__Task to complete__: In the material below, find every line with "this" and pull it out.

__Data shown__:
- - - -

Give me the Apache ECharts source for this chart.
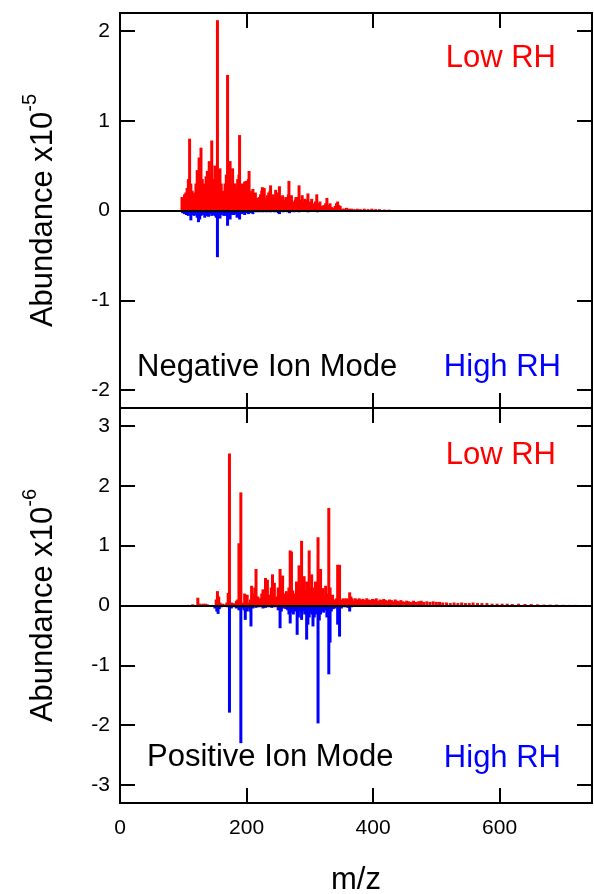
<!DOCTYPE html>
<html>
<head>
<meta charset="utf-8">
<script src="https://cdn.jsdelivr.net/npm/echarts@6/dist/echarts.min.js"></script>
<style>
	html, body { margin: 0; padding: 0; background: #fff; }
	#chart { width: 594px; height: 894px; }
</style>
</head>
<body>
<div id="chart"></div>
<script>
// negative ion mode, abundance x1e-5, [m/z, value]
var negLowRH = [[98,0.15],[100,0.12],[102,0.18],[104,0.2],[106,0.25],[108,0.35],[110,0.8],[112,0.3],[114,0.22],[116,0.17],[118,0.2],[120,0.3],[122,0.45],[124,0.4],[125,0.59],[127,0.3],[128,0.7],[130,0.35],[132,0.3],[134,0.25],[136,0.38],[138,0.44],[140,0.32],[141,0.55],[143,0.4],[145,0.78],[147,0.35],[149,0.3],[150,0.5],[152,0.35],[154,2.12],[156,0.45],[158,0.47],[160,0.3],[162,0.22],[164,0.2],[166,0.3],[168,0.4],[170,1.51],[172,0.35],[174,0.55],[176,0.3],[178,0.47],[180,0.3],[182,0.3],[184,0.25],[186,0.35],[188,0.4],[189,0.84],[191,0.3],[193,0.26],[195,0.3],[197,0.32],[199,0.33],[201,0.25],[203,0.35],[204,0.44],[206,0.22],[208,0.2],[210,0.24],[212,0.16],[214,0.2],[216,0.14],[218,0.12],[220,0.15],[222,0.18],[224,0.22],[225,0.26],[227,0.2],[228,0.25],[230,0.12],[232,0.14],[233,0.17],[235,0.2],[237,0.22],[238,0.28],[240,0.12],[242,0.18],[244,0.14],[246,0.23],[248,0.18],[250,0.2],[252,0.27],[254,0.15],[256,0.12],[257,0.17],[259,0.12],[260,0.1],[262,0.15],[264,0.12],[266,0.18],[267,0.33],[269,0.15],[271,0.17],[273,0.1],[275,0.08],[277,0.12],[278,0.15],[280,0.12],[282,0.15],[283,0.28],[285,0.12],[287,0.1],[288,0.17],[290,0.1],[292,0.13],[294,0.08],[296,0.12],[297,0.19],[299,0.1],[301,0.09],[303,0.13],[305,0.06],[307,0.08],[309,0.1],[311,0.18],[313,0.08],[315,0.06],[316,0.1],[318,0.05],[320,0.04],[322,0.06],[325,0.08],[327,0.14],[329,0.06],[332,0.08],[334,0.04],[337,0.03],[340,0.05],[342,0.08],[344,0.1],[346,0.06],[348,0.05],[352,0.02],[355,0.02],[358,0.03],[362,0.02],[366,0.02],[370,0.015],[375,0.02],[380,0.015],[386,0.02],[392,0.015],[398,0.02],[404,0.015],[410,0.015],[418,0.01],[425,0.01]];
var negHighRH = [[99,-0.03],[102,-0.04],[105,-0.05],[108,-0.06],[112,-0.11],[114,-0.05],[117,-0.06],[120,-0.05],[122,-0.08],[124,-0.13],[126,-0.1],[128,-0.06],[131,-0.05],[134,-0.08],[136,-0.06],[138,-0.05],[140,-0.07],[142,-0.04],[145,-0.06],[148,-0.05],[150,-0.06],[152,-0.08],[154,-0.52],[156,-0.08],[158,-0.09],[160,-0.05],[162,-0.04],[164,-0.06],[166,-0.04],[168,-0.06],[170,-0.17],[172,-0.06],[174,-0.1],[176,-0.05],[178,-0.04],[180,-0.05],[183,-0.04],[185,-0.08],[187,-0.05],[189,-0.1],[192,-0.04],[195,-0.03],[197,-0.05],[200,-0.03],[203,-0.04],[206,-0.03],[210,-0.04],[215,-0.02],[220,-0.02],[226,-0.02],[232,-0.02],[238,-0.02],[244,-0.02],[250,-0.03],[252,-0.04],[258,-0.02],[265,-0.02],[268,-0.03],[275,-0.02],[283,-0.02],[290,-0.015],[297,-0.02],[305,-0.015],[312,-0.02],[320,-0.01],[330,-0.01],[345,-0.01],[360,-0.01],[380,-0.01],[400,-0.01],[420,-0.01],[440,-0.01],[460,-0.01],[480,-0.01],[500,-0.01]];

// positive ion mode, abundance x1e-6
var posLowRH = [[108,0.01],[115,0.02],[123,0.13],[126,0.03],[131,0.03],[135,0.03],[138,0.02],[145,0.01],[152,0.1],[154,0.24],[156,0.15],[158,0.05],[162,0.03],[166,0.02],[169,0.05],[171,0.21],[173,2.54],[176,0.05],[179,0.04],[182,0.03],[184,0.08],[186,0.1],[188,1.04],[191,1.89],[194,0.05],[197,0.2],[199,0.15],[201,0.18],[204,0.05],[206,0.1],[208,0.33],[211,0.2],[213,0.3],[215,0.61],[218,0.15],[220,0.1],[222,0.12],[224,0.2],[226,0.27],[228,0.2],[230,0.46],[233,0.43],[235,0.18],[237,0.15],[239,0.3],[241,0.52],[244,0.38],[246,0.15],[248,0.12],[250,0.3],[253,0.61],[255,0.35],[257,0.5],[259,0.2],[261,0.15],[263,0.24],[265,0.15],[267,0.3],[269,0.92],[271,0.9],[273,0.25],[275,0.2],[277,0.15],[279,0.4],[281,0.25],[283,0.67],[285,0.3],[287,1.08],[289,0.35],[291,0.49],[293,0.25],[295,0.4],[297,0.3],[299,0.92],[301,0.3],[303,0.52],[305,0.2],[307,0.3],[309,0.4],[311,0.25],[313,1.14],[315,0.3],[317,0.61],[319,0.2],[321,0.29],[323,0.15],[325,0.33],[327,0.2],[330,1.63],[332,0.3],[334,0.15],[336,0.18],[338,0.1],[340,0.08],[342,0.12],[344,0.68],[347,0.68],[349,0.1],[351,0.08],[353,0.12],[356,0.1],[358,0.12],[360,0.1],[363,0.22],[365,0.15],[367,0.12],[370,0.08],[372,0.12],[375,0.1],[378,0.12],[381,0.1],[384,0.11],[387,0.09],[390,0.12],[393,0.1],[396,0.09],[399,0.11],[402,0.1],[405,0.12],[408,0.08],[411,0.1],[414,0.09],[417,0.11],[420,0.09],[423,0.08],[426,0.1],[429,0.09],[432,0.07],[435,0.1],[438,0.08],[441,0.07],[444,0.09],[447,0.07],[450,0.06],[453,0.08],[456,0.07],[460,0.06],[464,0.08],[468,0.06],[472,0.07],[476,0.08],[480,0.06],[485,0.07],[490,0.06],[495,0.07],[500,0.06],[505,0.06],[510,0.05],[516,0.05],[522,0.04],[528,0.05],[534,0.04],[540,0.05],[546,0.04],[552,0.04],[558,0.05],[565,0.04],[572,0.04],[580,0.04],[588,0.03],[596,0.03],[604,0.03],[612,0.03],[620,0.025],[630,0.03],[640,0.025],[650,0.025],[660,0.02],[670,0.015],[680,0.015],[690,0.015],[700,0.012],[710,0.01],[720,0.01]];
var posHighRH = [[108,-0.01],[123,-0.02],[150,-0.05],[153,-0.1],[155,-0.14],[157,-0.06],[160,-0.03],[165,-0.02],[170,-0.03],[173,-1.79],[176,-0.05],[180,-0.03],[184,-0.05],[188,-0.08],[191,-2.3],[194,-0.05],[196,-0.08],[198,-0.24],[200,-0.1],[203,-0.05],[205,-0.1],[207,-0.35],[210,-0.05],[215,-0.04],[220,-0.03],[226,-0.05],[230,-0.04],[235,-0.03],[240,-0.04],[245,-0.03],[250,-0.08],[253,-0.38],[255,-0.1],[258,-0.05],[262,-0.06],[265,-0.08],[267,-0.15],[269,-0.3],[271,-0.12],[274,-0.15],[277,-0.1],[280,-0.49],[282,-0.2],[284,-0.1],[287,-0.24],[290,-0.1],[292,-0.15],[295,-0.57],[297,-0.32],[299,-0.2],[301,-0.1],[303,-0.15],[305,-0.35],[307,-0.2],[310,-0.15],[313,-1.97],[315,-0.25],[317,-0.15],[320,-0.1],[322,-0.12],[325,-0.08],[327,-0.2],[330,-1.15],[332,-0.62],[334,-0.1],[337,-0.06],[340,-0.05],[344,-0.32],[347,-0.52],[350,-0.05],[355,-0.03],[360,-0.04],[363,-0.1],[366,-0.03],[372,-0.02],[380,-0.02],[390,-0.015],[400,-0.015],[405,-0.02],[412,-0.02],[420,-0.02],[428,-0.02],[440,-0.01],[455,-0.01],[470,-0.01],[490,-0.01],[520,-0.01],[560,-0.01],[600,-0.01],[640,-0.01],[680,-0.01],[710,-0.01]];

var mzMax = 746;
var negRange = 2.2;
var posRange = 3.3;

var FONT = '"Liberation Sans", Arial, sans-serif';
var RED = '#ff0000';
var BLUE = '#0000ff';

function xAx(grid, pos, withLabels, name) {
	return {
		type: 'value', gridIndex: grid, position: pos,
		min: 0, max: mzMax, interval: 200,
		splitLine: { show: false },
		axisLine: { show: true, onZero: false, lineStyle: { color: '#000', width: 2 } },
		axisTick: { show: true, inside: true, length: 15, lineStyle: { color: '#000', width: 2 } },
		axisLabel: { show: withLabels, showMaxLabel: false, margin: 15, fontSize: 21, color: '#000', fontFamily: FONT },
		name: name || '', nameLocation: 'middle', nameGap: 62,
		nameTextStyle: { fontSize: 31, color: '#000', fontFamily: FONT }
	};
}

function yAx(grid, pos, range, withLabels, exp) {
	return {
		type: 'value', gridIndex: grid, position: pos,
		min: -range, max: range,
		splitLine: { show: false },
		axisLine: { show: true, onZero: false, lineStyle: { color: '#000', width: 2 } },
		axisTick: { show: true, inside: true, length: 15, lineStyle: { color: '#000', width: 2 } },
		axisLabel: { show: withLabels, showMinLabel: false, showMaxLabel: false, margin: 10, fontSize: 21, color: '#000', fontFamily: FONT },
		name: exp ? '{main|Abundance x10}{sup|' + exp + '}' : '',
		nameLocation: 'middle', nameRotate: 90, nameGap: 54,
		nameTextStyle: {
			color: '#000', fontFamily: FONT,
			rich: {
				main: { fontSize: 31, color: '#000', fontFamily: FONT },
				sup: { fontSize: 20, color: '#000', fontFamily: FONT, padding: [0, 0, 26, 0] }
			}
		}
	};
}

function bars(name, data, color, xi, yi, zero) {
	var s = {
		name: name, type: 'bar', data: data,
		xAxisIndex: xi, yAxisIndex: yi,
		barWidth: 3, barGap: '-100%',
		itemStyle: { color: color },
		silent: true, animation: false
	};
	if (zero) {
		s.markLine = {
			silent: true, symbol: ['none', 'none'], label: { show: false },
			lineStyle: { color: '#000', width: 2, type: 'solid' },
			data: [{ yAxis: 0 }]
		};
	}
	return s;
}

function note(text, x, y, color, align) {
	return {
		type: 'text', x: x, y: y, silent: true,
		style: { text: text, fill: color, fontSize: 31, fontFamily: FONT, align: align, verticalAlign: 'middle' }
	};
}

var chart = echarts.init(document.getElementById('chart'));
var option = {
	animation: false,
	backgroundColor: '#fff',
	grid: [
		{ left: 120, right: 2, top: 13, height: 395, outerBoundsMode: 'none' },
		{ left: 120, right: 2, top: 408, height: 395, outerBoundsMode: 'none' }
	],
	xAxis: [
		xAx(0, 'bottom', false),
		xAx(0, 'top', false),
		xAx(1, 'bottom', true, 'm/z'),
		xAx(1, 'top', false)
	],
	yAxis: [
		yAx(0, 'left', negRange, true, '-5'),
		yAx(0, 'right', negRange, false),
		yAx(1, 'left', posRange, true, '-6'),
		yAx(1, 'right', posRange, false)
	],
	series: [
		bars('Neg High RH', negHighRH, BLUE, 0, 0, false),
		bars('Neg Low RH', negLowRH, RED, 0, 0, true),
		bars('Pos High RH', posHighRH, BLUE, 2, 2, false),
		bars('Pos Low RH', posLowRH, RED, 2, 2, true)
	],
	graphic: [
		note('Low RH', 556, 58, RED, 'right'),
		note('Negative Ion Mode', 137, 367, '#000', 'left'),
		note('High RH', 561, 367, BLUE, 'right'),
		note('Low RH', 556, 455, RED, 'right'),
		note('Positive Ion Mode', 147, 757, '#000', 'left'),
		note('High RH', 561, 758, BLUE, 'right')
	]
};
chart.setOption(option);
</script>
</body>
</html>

- - - -

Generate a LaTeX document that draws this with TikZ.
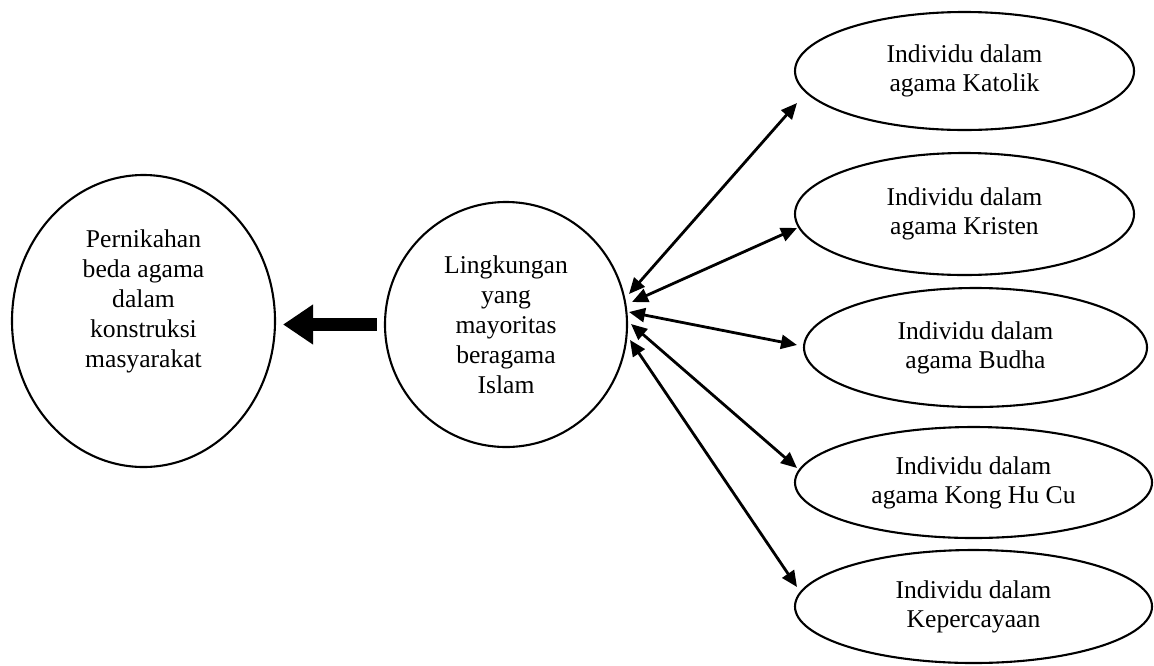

- - - -

__Task output__:
Give me the Apache ECharts source for this chart.
Generate a LaTeX document that draws this with TikZ.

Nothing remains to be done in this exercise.